** start Data in this exercise **

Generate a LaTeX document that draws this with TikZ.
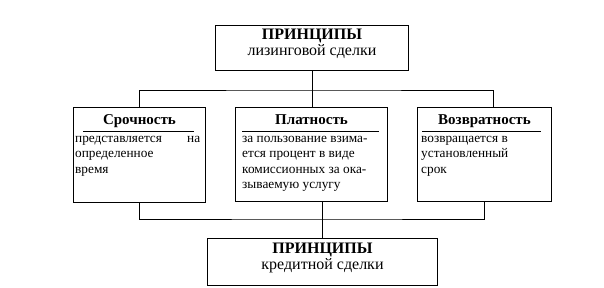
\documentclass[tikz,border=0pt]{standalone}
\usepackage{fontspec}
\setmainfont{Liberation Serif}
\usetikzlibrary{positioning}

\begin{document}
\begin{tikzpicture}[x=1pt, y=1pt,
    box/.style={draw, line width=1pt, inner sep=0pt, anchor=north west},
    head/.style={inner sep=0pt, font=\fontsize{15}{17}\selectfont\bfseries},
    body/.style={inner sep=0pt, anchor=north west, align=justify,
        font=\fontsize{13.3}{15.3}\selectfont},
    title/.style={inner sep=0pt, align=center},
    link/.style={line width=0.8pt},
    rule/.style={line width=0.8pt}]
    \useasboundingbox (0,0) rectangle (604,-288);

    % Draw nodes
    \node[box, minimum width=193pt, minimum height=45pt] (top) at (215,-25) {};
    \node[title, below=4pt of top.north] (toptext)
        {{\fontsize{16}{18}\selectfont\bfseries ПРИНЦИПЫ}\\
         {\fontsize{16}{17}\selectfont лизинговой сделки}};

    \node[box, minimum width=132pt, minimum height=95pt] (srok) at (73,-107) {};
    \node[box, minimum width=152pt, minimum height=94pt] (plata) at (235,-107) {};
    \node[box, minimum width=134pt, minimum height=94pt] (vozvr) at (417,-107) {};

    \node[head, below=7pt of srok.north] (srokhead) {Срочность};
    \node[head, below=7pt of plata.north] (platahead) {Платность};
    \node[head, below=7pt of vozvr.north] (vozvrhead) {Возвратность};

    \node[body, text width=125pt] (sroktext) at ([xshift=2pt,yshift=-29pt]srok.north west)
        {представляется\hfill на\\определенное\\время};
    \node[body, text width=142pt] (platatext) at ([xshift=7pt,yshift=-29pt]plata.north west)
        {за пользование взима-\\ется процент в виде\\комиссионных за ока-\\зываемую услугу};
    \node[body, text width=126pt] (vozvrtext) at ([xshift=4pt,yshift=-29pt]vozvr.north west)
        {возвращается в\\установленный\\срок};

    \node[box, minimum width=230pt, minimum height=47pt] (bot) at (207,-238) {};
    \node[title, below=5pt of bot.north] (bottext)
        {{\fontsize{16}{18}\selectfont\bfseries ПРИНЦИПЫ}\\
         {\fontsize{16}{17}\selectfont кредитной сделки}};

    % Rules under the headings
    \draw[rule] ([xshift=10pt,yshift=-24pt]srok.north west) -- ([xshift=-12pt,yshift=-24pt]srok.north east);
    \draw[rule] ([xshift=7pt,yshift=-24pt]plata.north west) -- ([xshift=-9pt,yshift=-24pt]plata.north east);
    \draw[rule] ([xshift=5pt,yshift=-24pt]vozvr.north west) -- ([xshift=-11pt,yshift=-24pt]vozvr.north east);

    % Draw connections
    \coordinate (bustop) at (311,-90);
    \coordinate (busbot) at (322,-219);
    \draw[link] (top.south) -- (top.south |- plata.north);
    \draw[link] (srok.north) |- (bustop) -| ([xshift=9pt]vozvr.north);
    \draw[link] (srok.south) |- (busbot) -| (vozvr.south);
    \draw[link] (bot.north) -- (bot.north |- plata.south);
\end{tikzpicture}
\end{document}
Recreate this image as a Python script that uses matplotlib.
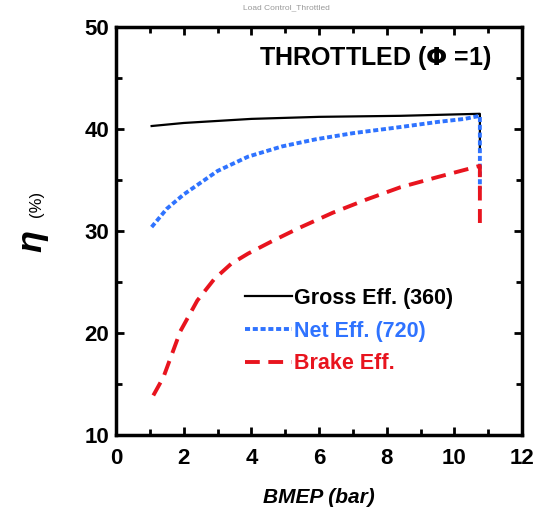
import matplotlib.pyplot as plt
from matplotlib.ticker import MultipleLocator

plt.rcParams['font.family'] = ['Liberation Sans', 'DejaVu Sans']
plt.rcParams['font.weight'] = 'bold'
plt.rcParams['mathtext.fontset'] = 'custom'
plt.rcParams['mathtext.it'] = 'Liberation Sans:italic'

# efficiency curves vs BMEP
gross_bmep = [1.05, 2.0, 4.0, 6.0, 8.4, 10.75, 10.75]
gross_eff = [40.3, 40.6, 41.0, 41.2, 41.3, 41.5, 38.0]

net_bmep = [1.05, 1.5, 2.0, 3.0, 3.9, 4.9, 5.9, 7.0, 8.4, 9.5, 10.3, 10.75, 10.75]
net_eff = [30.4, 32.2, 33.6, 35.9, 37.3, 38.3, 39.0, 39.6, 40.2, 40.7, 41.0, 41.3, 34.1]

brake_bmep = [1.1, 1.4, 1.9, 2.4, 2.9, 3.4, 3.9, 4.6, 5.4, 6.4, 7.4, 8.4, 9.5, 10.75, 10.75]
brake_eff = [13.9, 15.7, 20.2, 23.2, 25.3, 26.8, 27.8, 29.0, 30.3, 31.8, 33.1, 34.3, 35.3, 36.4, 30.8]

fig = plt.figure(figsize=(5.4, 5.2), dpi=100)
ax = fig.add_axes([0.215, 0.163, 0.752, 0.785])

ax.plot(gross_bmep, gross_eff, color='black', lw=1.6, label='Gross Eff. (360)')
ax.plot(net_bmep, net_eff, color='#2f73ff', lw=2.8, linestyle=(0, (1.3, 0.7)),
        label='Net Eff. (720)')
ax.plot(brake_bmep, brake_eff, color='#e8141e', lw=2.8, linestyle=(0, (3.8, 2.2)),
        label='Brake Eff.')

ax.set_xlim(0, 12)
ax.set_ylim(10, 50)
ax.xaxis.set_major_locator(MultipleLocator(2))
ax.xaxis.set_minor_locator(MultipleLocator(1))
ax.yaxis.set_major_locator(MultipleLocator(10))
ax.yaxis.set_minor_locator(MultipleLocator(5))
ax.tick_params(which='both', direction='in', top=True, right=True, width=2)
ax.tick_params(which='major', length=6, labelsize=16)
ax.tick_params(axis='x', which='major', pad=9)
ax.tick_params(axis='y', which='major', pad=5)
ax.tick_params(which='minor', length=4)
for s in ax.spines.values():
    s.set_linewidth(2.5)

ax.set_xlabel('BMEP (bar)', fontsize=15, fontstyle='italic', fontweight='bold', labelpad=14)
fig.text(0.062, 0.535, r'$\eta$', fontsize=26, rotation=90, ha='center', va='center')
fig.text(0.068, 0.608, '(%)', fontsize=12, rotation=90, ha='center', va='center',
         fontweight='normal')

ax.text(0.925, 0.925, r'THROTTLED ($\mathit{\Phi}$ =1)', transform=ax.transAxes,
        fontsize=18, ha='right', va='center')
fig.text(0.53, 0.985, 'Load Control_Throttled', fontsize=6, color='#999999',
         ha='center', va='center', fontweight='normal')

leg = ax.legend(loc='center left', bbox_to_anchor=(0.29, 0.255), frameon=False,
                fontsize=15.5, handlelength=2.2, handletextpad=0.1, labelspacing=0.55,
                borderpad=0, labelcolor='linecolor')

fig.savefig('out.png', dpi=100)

** end Data in this exercise **

■ Task objective
Pictures do not belong in the copy. Reproduce exactly the lines from the one with "Recreate this image" to the one with "41.0, 41.3, 34.1]", both lines included.

■ Expected answer
Recreate this image as a Python script that uses matplotlib.
import matplotlib.pyplot as plt
from matplotlib.ticker import MultipleLocator

plt.rcParams['font.family'] = ['Liberation Sans', 'DejaVu Sans']
plt.rcParams['font.weight'] = 'bold'
plt.rcParams['mathtext.fontset'] = 'custom'
plt.rcParams['mathtext.it'] = 'Liberation Sans:italic'

# efficiency curves vs BMEP
gross_bmep = [1.05, 2.0, 4.0, 6.0, 8.4, 10.75, 10.75]
gross_eff = [40.3, 40.6, 41.0, 41.2, 41.3, 41.5, 38.0]

net_bmep = [1.05, 1.5, 2.0, 3.0, 3.9, 4.9, 5.9, 7.0, 8.4, 9.5, 10.3, 10.75, 10.75]
net_eff = [30.4, 32.2, 33.6, 35.9, 37.3, 38.3, 39.0, 39.6, 40.2, 40.7, 41.0, 41.3, 34.1]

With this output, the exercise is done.